Their memo was meant to be a legal analysis, looking at the Alston case, why it was defined narrowly by the plaintiffs, who had no interest, for instance, in how it could be applied to the Ivy League, which traditionally has not offered athletic scholarships because it has not offered merit scholarships of any kind. They said they did not get a response from any Ivy administrators.

In 2021, George Hay, a professor of law and economics at Cornell, said he wasn’t sure the Ivy League was on tenuous ground if one just considered the league as a sports league — taking overall merit aid out of the antitrust equation — noting that the Alston decision allowed for sports leagues to have their own rules.

“If the Ivies had to compete for students, as other schools do now through merit scholarships of many different kinds, and by offering athletic scholarships for sports in which individual schools wanted to excel, the Ivy schools’ endowments are more than ample to allow them to do so while continuing to provide full need-based aid to all,” Cotler and Litan wrote in the 2021 memo.

Tuesday’s filing includes Justice Brett Kavanaugh’s now often-quoted concurring opinion in the Alston case, “Nowhere else in America can businesses get away with agreeing not to pay their workers a fair market rate on the theory that their product is defined by not paying their workers a fair market rate.”

As it did for the other Ivy League schools, the suit details some Penn facts and figures, including that approximately 900 Penn students compete in 34 NCAA sports, and that for fiscal year 2020, “Penn had revenues of $7.62 billion and functional expenses of $7.21 billion, for a net operating profit of approximately $410 million,” that Penn’s endowment was $20.5 billion as of 2021. It also notes that Penn “proudly states that 200 Penn athletes represented the university in every summer Olympics games from 1900 through 2012.”

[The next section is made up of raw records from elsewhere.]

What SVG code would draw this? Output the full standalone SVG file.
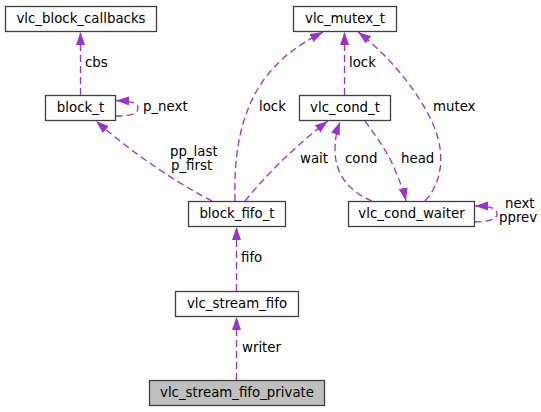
<svg xmlns="http://www.w3.org/2000/svg" width="541" height="412" viewBox="0 0 541 412">
<style>
text { font-family: "DejaVu Sans", "Liberation Sans", sans-serif; font-size: 13.33px; fill: #000000; }
.node rect { fill: #ffffff; stroke: #404040; stroke-width: 1.3; }
.node.main rect { fill: #bfbfbf; }
.node text { text-anchor: middle; }
.edge { fill: none; stroke: #9a32cd; stroke-width: 1.3; stroke-dasharray: 7,4; marker-end: url(#arrow); }
</style>
<defs>
<marker id="arrow" markerUnits="userSpaceOnUse" markerWidth="14" markerHeight="10" refX="13" refY="4.5" orient="auto" viewBox="0 0 14 10">
<path d="M0,0 L13,4.5 L0,9 Z" fill="#9a32cd" stroke="none"/>
</marker>
</defs>
<rect width="541" height="412" fill="#ffffff"/>
<g id="connectors">
<path class="edge" d="M80.5,95 L80.5,32"/>
<path class="edge" d="M115.5,116 C127,116 138,115 138,108 C138,103 132,101 116,100.5"/>
<path class="edge" d="M212,201 C190,190 140,160 96,121"/>
<path class="edge" d="M235,201 C234,160 238,115 265,78 C282,56 300,44 323,32"/>
<path class="edge" d="M245,201 C262,180 290,150 328,121"/>
<path class="edge" d="M344.5,95 L344.5,32"/>
<path class="edge" d="M372,201 C350,192 335,175 335,150 C335,138 337,130 340,122"/>
<path class="edge" d="M365,121 C375,135 388,152 395,170 C400,182 404,192 406,201"/>
<path class="edge" d="M425,201 C440,185 445,160 437,135 C428,105 395,60 358,32"/>
<path class="edge" d="M474.5,222 C486,222 497,220 497,214 C497,208 490,206 475,206"/>
<path class="edge" d="M236.5,291 L236.5,227"/>
<path class="edge" d="M236.5,380 L236.5,317"/>
<text x="85" y="67">cbs</text>
<text x="143" y="111">p_next</text>
<text x="170" y="156">pp_last</text>
<text x="171" y="170">p_first</text>
<text x="259" y="111">lock</text>
<text x="300" y="163">wait</text>
<text x="349" y="67">lock</text>
<text x="345" y="163">cond</text>
<text x="401" y="163">head</text>
<text x="433" y="111">mutex</text>
<text x="505" y="208">next</text>
<text x="499" y="222">pprev</text>
<text x="241" y="262">fifo</text>
<text x="242" y="352">writer</text>
</g>
<g id="vlc_block_callbacks" class="node"><rect x="5.5" y="6.5" width="151" height="25"/><text x="81" y="23">vlc_block_callbacks</text></g>
<g id="block_t" class="node"><rect x="45.5" y="95.5" width="70" height="25"/><text x="80.5" y="112">block_t</text></g>
<g id="vlc_mutex_t" class="node"><rect x="293.5" y="6.5" width="103" height="25"/><text x="345" y="23">vlc_mutex_t</text></g>
<g id="vlc_cond_t" class="node"><rect x="299.5" y="95.5" width="91" height="25"/><text x="345" y="112">vlc_cond_t</text></g>
<g id="vlc_cond_waiter" class="node"><rect x="348.5" y="201.5" width="126" height="25"/><text x="411.5" y="218">vlc_cond_waiter</text></g>
<g id="block_fifo_t" class="node"><rect x="188.5" y="201.5" width="97" height="25"/><text x="237" y="218">block_fifo_t</text></g>
<g id="vlc_stream_fifo" class="node"><rect x="175.5" y="291.5" width="123" height="25"/><text x="237" y="308">vlc_stream_fifo</text></g>
<g id="vlc_stream_fifo_private" class="node main"><rect x="149.5" y="380.5" width="175" height="25"/><text x="237" y="397">vlc_stream_fifo_private</text></g>
</svg>
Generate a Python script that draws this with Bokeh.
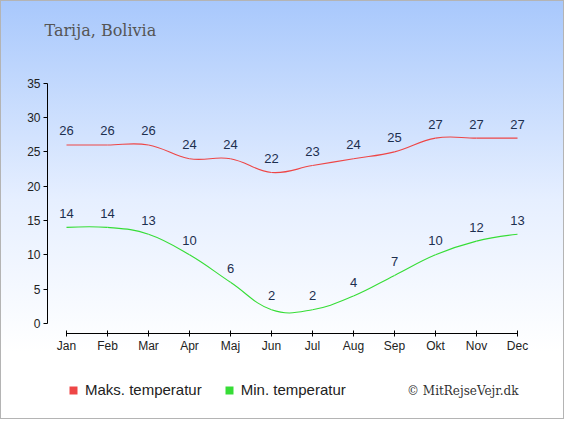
from bokeh.plotting import figure
from bokeh.models import Range1d, FixedTicker, Legend, LegendItem, Label
from bokeh.core.properties import value
from bokeh.embed import file_html
from bokeh.resources import INLINE

# ---- data ----
months = ["Jan", "Feb", "Mar", "Apr", "Maj", "Jun", "Jul", "Aug", "Sep", "Okt", "Nov", "Dec"]
max_temp = [26, 26, 26, 24, 24, 22, 23, 24, 25, 27, 27, 27]
min_temp = [14, 14, 13, 10, 6, 2, 2, 4, 7, 10, 12, 13]
y_ticks = [0, 5, 10, 15, 20, 25, 30, 35]
title_text = "Tarija, Bolivia"
max_name = "Maks. temperatur"
min_name = "Min. temperatur"
credit_text = "© MitRejseVejr.dk"

RED = "#ee4646"
GREEN = "#36dd36"
LABEL_COLOR = "#1d2f4f"
SANS = "Liberation Sans"
SERIF = "DejaVu Serif"

W, H = 564, 419          # figure size (page margin 8px)
PX_X = 41.0              # pixels per month
PX_Y = 6.866             # pixels per degree
X0_PX, Y0_PX = 66, 323   # pixel position of (Jan, 0)


def spline_controls(ys, smoothing=1.5):
    """Bezier control points for a smooth curve through the data points."""
    n = len(ys)
    xs = list(range(n))
    lc = [(xs[i], ys[i]) for i in range(n)]
    rc = [(xs[i], ys[i]) for i in range(n)]
    d = smoothing + 1
    for i in range(1, n - 1):
        x, y = xs[i], ys[i]
        lx, ly = xs[i - 1], ys[i - 1]
        nx, ny = xs[i + 1], ys[i + 1]
        lcx = (smoothing * x + lx) / d
        lcy = (smoothing * y + ly) / d
        rcx = (smoothing * x + nx) / d
        rcy = (smoothing * y + ny) / d
        corr = (rcy - lcy) * (rcx - x) / (rcx - lcx) + y - rcy
        lc[i] = (lcx, lcy + corr)
        rc[i] = (rcx, rcy + corr)
    seg = dict(x0=[], y0=[], x1=[], y1=[], cx0=[], cy0=[], cx1=[], cy1=[])
    for i in range(n - 1):
        seg["x0"].append(xs[i]); seg["y0"].append(ys[i])
        seg["x1"].append(xs[i + 1]); seg["y1"].append(ys[i + 1])
        seg["cx0"].append(rc[i][0]); seg["cy0"].append(rc[i][1])
        seg["cx1"].append(lc[i + 1][0]); seg["cy1"].append(lc[i + 1][1])
    return seg


x_start = -X0_PX / PX_X
y_start = -(H - Y0_PX) / PX_Y
p = figure(
    width=W, height=H,
    x_range=Range1d(x_start, x_start + W / PX_X),
    y_range=Range1d(y_start, y_start + H / PX_Y),
    output_backend="svg", toolbar_location=None,
    min_border=0, min_border_left=0, min_border_right=0, min_border_top=0, min_border_bottom=0,
)
p.styles = {
    "background": "linear-gradient(to bottom, #a8c8fc 0px, #e6efff 200px, #ffffff 352px, #ffffff 100%)",
    "outline": "1px solid #b4b4b4",
    "outline-offset": "-1px",
}
p.background_fill_alpha = 0
p.border_fill_alpha = 0
p.outline_line_color = None
p.xgrid.visible = False
p.ygrid.visible = False

xi = list(range(len(months)))

# lines
p.bezier(**spline_controls(max_temp), line_color=RED, line_width=1.1)
p.bezier(**spline_controls(min_temp), line_color=GREEN, line_width=1.1)

# data labels
for ys in (max_temp, min_temp):
    p.text(x=xi, y=ys, text=[str(v) for v in ys], text_align="center",
           text_baseline="alphabetic", y_offset=-14,
           text_font=value(SANS), text_font_size="13px", text_color=LABEL_COLOR)

# axes (drawn at fixed positions inside the full-size frame)
xa = p.xaxis[0]
xa.fixed_location = -10 / PX_Y
xa.ticker = FixedTicker(ticks=xi)
xa.major_label_overrides = {i: m for i, m in enumerate(months)}
xa.bounds = (0, len(months) - 1)
xa.major_tick_in = 3
xa.major_tick_out = 3
xa.minor_tick_line_color = None
xa.major_label_standoff = 2

ya = p.yaxis[0]
ya.fixed_location = -19 / PX_X
ya.ticker = FixedTicker(ticks=y_ticks)
ya.bounds = (y_ticks[0], y_ticks[-1])
ya.major_tick_in = 0
ya.major_tick_out = 4
ya.minor_tick_line_color = None
ya.major_label_standoff = 3

for ax in (xa, ya):
    ax.axis_line_color = "#000000"
    ax.major_tick_line_color = "#000000"
    ax.major_label_text_font = SANS
    ax.major_label_text_font_size = "12px"
    ax.major_label_text_color = "#222222"

# legend (square swatches from renderers with no visible data)
nan = float("nan")
r_max = p.quad(left=[nan], right=[nan], top=[nan], bottom=[nan], fill_color=RED, line_color=None)
r_min = p.quad(left=[nan], right=[nan], top=[nan], bottom=[nan], fill_color=GREEN, line_color=None)
legend = Legend(
    items=[LegendItem(label=max_name, renderers=[r_max]),
           LegendItem(label=min_name, renderers=[r_min])],
    location=(68, 21), orientation="horizontal",
    glyph_width=10, glyph_height=10, label_height=10, label_standoff=7, spacing=22,
    padding=0, margin=0, border_line_color=None, background_fill_alpha=0,
    label_text_font=SANS, label_text_font_size="15px", label_text_color="#222222",
)
p.add_layout(legend)

# title and credit
p.add_layout(Label(x=44, y=H - 30, x_units="screen", y_units="screen", text=title_text,
                   text_font=SERIF, text_font_size="16px", text_color="#555555",
                   text_baseline="alphabetic", text_align="left"))
p.add_layout(Label(x=518, y=29, x_units="screen", y_units="screen", text=credit_text,
                   text_font=SERIF, text_font_size="12px", text_color="#333333",
                   text_baseline="alphabetic", text_align="right"))

open("out.html", "w").write(file_html(p, INLINE))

The suit referred to “a national trend toward recognizing the rights of college athletes to realize their market values in terms of educational benefits and compensation for their athletic services,” going into some detail on recent name, image, and likeness developments, noting that the Ivy League has officially endorsed the NCAA’s NIL policy.

» READ MORE: Penn’s Jordan Dingle named Ivy League Player of the Year in men’s hoops

The Ivy League’s history is noted, with the original Ivy League Agreement in 1954 prohibiting athletic scholarships, that the Ivy League is now the only Division I league that now enforces such an agreement.

In detailing the commercial aspects of Ivy League sports, the suit alleges that Penn “demonstrated its commercial zeal by selling the naming rights for its iconic Palestra ...,” and that Penn athletic fundraising in 2018-19 was $63 million, also noting “the importance of revenue generation to the University Defendants is underscored by the million dollar-plus salaries paid to their Presidents and other high-ranking officials, and to those who manage their investments.”

The suit asks for a “permanent injunction ... enjoining defendants from abiding by the Ivy League Agreement or any equivalent horizontal agreement,” and asked that plaintiffs and other class members be awarded “such other relief as the Court may deem just and proper.”